I like to break bids into clear parts: design, fabrication, coatings, installation, and automation. If a client values hand-forged scrolls, we quantify the added hours. If the site is an industrial yard with pipe repair nearby and heavy traffic, we add protection measures. Transparency builds trust and reduces back charges later.
For many projects, especially public or industrial jobs, being a certified welder is not optional. AWS D1.1 for structural steel sets the baseline for qualifying welders and procedures. If you are welding hinge plates to structural columns, expect to provide WPS and PQR documents, and to pass bend tests. Even on private work, using the discipline that certification teaches improves quality. It flows into fit-up, preheat when needed, interpass temperature control, and visual inspection standards. I have trained crews who thought certification was simply a certificate on a wall.

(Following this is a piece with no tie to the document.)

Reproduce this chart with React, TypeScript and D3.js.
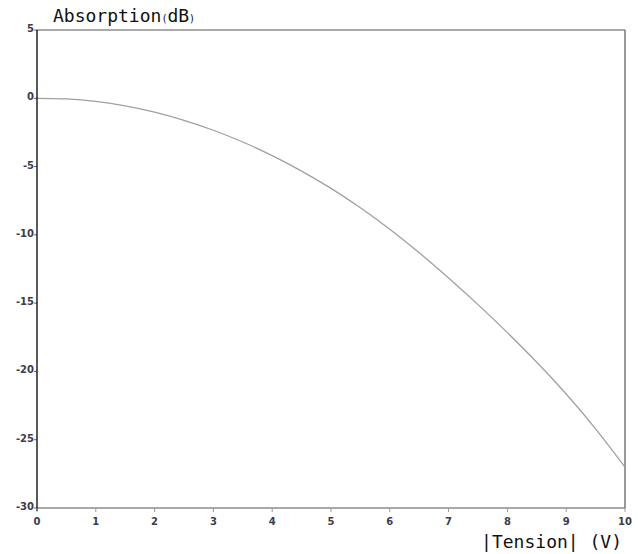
import React from "react";
import * as d3 from "d3";

// Absorption (dB) versus |Tension| (V)
const tension: number[] = [0, 0.5, 1, 1.5, 2, 2.5, 3, 3.5, 4, 4.5, 5, 5.5, 6, 6.5, 7, 7.5, 8, 8.5, 9, 9.5, 10];
const absorption: number[] = [0, -0.05, -0.23, -0.55, -1.01, -1.61, -2.34, -3.2, -4.2, -5.33, -6.6, -8.02, -9.59, -11.31, -13.16, -15.11, -17.16, -19.33, -21.65, -24.2, -27.0];
const xTicks: number[] = [0, 1, 2, 3, 4, 5, 6, 7, 8, 9, 10];
const yTicks: number[] = [5, 0, -5, -10, -15, -20, -25, -30];

const W = 638;
const H = 554;
const M = { left: 37, right: 625, top: 30, bottom: 508 };

export default function App() {
  const x = d3.scaleLinear().domain([0, 10]).range([M.left, M.right]);
  const y = d3.scaleLinear().domain([-30, 5]).range([M.bottom, M.top]);
  const pts: [number, number][] = tension.map((t, i) => [t, absorption[i]]);
  const line = d3
    .line<[number, number]>()
    .x((d) => x(d[0]))
    .y((d) => y(d[1]))
    .curve(d3.curveNatural);

  const tickFont = { fontFamily: "DejaVu Sans, Verdana, sans-serif", fontSize: 10, fontWeight: 700, fill: "#3c3c4c" };
  const mono = "DejaVu Sans Mono, monospace";

  return (
    <svg width={W} height={H} style={{ position: "absolute", left: 0, top: 0, background: "#fff" }}>
      {/* frame */}
      <line x1={M.left} x2={M.right} y1={M.top} y2={M.top} stroke="#555" strokeWidth={1.2} />
      <line x1={M.right} x2={M.right} y1={M.top} y2={M.bottom} stroke="#777" strokeWidth={1.5} />
      <line x1={M.left} x2={M.right} y1={M.bottom} y2={M.bottom} stroke="#555" strokeWidth={1.2} />

      {/* curve */}
      <path d={line(pts) || ""} fill="none" stroke="#a0a0a0" strokeWidth={1.3} />

      {/* y axis */}
      {yTicks.map((t) => (
        <g key={"y" + t}>
          <line x1={M.left - 3} x2={M.left} y1={y(t)} y2={y(t)} stroke="#666" strokeWidth={1} />
          <text x={M.left - 3} y={y(t) + 2} textAnchor="end" {...tickFont}>
            {t}
          </text>
        </g>
      ))}
      <line x1={M.left} x2={M.left} y1={M.top} y2={M.bottom + 3} stroke="#000" strokeWidth={1.3} />

      {/* x axis */}
      {xTicks.map((t) => (
        <g key={"x" + t}>
          <line x1={x(t)} x2={x(t)} y1={M.bottom} y2={M.bottom + 4} stroke="#999" strokeWidth={1} />
          <text x={x(t)} y={525} textAnchor="middle" {...tickFont}>
            {t}
          </text>
        </g>
      ))}

      {/* titles */}
      <text x={53} y={22} fontFamily={mono} fontSize={18} fill="#111">
        Absorption
        <tspan fontSize={10}>(</tspan>
        <tspan>dB</tspan>
        <tspan fontSize={10}>)</tspan>
      </text>
      <text x={622} y={548} textAnchor="end" fontFamily={mono} fontSize={18} fill="#111">
        |Tension| (V)
      </text>
    </svg>
  );
}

It is a way to work that reduces rework and increases safety.
There is nothing showy about a gate that opens smoothly, closes without a thunk, and looks like it grew there. It is a sum of quiet decisions: a hinge with a thrust bearing, a post set a half inch deeper than the minimum, a weld ground flush because the corner deserves it, a rise built into the knuckle so the driveway grade is a non-issue. Over time, that restraint pays off. Owners stop noticing the gate, except to admire it when the light hits the bars at sunset. As a welder and fabricator, that is the best compliment.
If you are planning a gate, bring in someone who has spent time in the field with a hood down and a level in hand. Talk through traffic, weather, pets, and power. Study how your fencing and railings meet the opening. Decide on mild steel, aluminum, or stainless with eyes open to maintenance. Choose TIG where beauty shows, MIG where production and strength matter, stick where conditions demand. Lean on certified, structural practice when attachments become critical. And when installation day comes, let the on site crew do what they do best, adjust to real life, and leave you with a gate that works every day, not just the day it is photographed.